_Given task:_
Reproduce nothing but the lines from the one with "Convert this chart to matplotlib code." through the one with "plt.rcParams['font.family'] = ['DejaVu", exactly and with both ends. Omit pictures.
— Begin —
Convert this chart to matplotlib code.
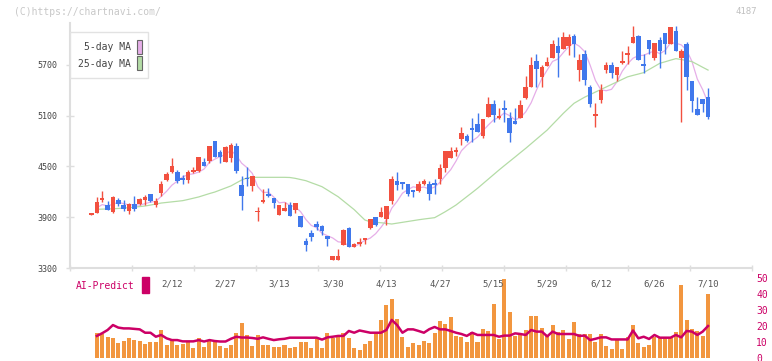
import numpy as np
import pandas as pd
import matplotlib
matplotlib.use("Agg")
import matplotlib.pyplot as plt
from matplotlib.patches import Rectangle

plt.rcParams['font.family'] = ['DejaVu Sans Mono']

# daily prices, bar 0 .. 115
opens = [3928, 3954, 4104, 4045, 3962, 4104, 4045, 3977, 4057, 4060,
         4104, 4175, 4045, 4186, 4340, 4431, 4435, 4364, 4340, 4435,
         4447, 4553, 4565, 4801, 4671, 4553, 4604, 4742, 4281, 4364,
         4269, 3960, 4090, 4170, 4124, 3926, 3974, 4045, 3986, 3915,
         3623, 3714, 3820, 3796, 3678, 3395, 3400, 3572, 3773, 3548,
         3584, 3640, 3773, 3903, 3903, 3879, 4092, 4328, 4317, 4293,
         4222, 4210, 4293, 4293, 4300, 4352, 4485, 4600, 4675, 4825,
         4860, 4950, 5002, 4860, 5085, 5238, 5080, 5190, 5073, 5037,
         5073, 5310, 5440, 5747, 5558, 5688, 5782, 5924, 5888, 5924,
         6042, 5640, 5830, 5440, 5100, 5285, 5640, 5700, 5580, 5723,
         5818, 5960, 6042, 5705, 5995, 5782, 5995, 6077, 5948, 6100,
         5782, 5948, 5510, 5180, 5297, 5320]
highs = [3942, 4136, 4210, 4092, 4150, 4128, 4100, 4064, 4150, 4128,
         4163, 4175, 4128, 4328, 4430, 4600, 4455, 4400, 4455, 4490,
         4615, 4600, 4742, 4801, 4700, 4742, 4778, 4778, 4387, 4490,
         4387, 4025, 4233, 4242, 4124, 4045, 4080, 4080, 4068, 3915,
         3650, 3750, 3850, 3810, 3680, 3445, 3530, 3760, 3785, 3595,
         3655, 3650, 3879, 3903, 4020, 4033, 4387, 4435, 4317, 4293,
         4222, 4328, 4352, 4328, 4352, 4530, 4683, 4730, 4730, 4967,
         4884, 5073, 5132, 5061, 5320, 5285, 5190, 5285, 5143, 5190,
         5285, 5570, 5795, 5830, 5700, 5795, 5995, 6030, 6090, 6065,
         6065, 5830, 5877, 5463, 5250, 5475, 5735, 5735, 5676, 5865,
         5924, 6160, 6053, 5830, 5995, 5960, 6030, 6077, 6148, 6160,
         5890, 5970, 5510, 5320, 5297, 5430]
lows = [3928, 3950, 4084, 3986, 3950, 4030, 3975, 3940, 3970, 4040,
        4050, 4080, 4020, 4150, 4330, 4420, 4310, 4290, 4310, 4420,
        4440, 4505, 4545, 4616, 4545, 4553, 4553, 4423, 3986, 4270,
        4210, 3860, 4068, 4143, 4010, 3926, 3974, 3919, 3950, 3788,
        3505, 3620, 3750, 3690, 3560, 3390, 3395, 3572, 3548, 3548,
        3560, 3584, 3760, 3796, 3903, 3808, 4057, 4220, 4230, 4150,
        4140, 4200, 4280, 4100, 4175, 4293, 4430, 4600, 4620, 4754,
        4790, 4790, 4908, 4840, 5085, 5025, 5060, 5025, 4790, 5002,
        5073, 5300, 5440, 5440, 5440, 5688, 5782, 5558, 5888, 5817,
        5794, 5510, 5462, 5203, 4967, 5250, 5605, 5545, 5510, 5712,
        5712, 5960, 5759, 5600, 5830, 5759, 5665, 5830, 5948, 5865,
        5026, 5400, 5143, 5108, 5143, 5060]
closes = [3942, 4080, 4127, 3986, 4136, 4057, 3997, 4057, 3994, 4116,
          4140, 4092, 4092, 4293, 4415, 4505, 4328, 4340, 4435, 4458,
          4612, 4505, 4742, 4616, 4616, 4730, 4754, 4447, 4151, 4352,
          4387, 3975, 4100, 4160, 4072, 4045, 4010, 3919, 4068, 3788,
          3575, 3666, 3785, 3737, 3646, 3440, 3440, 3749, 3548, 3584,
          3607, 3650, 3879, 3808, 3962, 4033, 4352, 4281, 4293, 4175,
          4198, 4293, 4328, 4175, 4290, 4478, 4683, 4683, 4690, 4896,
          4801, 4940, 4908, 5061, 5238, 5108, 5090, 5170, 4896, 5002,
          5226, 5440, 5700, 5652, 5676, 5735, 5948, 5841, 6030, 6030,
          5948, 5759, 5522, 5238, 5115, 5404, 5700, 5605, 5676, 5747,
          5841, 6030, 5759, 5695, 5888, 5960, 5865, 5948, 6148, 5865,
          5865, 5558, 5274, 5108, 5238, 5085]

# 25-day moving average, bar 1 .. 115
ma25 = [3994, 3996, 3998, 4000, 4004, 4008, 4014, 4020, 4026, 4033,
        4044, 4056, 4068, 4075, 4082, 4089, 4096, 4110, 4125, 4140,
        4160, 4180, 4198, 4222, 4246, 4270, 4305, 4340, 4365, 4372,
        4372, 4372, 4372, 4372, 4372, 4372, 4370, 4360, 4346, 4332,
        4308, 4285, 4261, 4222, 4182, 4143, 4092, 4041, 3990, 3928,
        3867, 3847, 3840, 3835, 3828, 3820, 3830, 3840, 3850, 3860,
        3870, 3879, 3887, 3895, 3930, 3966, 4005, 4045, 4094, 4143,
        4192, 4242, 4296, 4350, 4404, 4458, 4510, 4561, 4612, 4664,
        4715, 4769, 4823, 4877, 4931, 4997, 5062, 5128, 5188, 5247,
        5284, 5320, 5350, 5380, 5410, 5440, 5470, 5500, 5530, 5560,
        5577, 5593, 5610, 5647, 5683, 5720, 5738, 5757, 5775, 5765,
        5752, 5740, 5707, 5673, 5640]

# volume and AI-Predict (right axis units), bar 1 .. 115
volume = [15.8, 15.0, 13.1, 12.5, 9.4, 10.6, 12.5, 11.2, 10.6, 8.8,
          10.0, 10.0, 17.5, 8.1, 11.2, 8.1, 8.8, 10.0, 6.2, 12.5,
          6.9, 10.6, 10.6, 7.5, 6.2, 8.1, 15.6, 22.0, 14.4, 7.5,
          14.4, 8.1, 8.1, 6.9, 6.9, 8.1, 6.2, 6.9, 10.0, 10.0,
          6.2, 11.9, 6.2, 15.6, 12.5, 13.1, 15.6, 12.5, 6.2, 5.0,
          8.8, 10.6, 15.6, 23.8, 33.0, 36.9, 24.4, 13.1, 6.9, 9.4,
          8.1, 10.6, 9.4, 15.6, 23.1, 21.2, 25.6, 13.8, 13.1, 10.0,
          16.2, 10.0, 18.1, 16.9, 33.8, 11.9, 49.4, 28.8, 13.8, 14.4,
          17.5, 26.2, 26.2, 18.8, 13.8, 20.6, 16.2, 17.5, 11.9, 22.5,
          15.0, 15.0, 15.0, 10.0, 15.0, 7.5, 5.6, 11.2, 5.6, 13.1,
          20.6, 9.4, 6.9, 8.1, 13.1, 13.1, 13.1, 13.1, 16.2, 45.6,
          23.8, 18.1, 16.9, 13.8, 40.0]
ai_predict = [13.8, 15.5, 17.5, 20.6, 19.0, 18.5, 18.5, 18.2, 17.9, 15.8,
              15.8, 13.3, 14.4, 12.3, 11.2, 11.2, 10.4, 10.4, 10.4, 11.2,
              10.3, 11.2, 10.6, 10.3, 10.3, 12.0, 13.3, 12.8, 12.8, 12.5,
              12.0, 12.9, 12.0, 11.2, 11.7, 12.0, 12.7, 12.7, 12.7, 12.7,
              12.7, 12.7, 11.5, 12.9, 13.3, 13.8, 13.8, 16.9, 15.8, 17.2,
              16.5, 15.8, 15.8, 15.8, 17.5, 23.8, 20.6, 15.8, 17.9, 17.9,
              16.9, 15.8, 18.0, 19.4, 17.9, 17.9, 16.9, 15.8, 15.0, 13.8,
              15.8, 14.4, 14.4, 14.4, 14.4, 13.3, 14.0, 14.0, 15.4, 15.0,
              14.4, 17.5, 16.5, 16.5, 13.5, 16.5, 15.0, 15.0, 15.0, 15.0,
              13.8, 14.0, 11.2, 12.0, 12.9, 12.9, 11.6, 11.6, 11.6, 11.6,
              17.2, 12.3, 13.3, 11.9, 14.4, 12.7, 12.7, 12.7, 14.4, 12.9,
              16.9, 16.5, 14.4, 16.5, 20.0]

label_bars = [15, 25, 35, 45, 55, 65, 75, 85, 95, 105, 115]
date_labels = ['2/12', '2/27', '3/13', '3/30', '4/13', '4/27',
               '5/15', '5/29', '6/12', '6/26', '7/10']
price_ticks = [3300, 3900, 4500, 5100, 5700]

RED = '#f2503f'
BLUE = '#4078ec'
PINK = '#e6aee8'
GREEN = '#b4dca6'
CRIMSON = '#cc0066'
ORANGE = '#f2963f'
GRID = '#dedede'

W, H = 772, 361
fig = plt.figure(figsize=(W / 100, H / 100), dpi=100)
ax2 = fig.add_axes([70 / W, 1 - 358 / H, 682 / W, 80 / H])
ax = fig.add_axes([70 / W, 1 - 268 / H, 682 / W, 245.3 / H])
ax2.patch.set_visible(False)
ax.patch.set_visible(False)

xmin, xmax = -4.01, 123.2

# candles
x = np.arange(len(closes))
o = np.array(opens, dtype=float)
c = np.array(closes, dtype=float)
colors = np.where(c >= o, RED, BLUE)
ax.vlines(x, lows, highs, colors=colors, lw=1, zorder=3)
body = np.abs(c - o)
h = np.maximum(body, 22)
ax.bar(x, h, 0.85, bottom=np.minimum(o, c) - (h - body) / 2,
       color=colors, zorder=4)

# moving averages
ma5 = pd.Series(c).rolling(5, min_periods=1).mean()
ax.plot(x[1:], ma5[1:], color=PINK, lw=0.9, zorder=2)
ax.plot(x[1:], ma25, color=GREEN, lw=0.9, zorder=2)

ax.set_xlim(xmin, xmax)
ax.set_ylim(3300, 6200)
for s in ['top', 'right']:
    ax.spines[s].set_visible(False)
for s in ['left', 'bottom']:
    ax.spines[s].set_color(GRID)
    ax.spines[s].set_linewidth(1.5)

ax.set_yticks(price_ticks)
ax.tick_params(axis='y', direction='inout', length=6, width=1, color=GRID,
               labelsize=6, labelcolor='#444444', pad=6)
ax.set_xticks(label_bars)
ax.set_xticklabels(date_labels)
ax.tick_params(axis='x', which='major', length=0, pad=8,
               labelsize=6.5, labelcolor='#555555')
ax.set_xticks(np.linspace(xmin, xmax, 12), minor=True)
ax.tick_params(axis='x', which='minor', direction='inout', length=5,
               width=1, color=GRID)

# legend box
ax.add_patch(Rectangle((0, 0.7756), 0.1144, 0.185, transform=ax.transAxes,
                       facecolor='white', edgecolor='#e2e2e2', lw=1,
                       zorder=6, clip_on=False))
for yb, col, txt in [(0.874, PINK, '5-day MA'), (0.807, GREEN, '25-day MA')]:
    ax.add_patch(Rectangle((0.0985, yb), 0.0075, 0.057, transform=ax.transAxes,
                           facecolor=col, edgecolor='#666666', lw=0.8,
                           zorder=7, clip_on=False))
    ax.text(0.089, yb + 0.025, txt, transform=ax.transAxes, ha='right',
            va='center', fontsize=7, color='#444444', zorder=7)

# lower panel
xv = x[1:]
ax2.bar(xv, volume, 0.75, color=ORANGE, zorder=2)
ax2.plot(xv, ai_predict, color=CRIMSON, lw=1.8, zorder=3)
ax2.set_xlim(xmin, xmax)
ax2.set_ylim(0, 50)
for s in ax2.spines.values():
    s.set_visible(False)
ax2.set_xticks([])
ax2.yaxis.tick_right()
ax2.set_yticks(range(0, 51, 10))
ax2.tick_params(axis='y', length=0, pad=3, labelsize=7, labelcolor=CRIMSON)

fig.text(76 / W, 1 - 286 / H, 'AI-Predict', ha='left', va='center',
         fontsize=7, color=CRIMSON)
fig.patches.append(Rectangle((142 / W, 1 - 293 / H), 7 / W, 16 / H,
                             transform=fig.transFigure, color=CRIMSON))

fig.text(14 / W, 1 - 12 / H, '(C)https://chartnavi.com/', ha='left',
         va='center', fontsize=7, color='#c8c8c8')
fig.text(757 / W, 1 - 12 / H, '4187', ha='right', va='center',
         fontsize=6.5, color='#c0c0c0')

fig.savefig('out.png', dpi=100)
— End —
— Begin —
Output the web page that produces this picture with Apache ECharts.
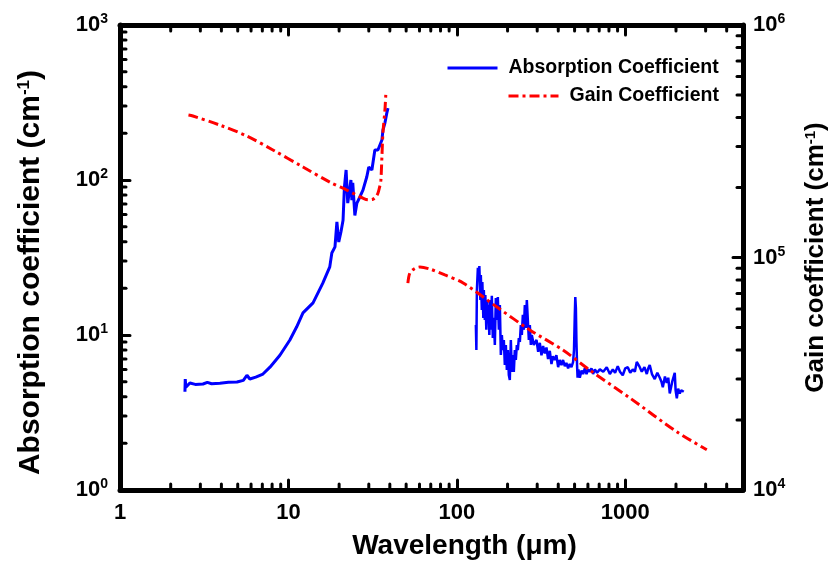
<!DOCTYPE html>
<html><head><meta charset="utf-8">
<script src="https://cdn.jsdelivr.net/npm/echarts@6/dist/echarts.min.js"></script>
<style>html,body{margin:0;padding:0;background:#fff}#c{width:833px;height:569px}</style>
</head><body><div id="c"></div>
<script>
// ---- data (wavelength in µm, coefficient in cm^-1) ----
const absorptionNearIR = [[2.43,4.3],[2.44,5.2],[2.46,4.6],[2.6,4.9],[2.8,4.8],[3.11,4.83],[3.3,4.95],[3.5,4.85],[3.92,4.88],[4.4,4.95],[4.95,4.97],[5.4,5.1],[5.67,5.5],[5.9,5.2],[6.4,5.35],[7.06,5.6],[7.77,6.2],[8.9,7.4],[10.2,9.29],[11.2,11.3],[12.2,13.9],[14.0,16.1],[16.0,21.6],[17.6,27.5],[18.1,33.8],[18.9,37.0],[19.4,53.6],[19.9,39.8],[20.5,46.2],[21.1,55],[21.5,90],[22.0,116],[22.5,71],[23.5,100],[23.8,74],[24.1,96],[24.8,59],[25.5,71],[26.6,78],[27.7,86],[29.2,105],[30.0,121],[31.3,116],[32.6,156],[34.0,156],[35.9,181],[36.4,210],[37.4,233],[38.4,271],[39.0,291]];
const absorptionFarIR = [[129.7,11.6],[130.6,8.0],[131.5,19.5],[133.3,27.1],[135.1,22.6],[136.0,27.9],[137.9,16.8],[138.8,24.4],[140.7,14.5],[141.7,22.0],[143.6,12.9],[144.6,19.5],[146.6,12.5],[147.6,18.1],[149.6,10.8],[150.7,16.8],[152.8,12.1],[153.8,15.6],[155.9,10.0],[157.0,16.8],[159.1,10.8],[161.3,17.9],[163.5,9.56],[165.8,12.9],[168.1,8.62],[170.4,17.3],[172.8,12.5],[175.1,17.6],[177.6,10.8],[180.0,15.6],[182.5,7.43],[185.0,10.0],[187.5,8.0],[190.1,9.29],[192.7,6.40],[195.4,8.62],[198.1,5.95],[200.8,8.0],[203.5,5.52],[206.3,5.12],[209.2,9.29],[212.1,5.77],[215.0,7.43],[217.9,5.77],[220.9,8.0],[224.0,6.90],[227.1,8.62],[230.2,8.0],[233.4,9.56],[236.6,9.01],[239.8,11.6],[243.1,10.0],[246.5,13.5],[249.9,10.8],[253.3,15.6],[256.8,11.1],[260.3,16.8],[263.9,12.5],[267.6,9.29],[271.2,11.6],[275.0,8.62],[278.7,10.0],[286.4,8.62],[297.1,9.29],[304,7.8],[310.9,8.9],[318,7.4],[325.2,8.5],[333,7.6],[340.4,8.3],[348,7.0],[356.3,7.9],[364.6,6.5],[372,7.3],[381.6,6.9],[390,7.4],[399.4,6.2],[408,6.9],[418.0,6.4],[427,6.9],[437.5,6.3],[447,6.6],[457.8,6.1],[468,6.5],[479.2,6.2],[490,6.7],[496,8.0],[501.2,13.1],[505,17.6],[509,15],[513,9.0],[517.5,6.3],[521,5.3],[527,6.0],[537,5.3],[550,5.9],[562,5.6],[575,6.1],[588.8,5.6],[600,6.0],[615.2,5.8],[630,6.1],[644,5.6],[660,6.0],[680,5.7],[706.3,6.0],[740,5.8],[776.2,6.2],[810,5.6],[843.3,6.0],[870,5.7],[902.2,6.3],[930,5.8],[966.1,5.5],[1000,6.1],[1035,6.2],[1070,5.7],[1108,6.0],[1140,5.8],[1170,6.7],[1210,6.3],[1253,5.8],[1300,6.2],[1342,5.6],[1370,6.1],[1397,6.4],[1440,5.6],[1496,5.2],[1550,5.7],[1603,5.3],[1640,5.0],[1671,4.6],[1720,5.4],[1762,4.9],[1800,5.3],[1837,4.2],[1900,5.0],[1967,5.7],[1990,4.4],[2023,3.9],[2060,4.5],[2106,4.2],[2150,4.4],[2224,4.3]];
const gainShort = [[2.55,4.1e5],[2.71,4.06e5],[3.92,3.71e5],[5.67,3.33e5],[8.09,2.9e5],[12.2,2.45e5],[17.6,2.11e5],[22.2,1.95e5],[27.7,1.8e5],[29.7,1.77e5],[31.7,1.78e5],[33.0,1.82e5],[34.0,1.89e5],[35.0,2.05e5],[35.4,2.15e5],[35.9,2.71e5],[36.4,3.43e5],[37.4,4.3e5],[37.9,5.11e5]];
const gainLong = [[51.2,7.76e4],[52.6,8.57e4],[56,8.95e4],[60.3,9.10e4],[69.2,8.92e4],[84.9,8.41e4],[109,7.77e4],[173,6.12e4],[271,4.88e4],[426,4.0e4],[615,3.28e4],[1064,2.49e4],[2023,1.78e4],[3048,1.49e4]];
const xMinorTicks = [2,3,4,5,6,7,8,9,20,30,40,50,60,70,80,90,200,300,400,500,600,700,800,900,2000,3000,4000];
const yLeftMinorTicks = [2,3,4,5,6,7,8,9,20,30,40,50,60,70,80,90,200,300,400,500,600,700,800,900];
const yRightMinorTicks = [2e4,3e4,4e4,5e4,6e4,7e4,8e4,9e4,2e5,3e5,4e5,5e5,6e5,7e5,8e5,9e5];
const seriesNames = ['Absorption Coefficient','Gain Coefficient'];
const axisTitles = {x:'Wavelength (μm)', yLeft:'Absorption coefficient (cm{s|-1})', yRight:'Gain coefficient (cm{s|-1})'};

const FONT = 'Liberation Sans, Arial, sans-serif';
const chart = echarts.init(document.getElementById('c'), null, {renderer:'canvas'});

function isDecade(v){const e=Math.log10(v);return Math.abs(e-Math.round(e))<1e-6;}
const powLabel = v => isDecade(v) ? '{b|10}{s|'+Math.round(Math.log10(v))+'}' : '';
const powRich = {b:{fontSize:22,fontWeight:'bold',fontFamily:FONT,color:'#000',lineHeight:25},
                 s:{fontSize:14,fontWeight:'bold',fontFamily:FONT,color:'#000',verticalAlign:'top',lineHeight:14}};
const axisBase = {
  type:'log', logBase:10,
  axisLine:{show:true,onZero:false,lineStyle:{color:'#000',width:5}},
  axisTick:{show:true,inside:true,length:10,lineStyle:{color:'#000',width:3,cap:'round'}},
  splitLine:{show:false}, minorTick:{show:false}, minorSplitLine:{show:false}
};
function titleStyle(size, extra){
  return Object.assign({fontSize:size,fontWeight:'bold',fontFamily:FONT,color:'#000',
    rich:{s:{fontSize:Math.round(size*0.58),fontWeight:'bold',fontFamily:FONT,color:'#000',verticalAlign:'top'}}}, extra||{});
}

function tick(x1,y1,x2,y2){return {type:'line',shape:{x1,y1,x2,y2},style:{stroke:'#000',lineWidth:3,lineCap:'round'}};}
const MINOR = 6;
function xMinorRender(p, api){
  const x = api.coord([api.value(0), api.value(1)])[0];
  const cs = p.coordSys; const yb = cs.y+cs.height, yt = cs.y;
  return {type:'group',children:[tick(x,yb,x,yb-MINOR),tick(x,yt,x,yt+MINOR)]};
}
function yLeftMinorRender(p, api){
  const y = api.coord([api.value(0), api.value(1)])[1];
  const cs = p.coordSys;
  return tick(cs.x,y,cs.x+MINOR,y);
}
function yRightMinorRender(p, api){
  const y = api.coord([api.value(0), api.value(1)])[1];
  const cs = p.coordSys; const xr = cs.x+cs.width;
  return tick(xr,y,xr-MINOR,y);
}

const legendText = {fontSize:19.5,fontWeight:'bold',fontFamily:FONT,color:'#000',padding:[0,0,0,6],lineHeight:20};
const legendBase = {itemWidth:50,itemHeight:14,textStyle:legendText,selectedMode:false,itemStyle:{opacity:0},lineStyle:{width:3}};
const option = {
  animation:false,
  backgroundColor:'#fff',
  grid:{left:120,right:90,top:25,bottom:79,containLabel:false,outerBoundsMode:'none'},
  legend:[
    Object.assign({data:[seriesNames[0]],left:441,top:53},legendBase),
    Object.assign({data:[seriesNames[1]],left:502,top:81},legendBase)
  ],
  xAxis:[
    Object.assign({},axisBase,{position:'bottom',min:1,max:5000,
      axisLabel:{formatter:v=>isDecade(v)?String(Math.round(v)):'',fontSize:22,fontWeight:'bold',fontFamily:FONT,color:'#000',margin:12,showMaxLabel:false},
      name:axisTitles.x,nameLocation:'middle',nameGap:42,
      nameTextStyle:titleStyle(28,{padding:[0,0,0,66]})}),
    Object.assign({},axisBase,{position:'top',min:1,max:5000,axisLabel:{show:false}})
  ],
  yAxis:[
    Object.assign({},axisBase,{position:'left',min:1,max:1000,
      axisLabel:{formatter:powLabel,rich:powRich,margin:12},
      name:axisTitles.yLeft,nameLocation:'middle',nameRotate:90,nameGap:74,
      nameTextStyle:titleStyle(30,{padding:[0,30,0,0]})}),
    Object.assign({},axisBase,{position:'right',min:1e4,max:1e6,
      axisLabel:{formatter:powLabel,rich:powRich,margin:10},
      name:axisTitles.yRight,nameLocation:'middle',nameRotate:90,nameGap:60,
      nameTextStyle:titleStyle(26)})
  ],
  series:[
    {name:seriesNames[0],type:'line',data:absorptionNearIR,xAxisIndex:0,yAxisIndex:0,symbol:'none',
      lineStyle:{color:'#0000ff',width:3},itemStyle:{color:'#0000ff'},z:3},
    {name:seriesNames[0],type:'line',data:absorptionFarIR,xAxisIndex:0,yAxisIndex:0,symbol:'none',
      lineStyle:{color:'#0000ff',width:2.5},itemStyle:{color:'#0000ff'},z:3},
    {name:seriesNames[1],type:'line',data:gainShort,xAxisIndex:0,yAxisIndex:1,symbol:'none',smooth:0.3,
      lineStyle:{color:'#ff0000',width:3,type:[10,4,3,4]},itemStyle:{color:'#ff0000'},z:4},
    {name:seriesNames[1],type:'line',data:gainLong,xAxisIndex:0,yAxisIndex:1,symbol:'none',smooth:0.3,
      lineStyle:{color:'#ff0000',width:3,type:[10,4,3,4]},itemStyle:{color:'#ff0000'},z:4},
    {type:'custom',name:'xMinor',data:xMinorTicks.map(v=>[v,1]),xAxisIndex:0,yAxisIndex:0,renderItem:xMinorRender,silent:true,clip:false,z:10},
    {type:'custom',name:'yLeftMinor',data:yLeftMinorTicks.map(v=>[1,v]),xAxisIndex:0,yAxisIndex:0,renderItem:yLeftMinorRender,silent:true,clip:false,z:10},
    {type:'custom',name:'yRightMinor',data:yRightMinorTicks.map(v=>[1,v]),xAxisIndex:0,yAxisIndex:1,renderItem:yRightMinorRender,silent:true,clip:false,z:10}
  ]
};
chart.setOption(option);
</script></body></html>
— End —
_Solution for this task:_
Convert this chart to matplotlib code.
import numpy as np
import pandas as pd
import matplotlib
matplotlib.use("Agg")
import matplotlib.pyplot as plt
from matplotlib.patches import Rectangle

plt.rcParams['font.family'] = ['DejaVu Sans Mono']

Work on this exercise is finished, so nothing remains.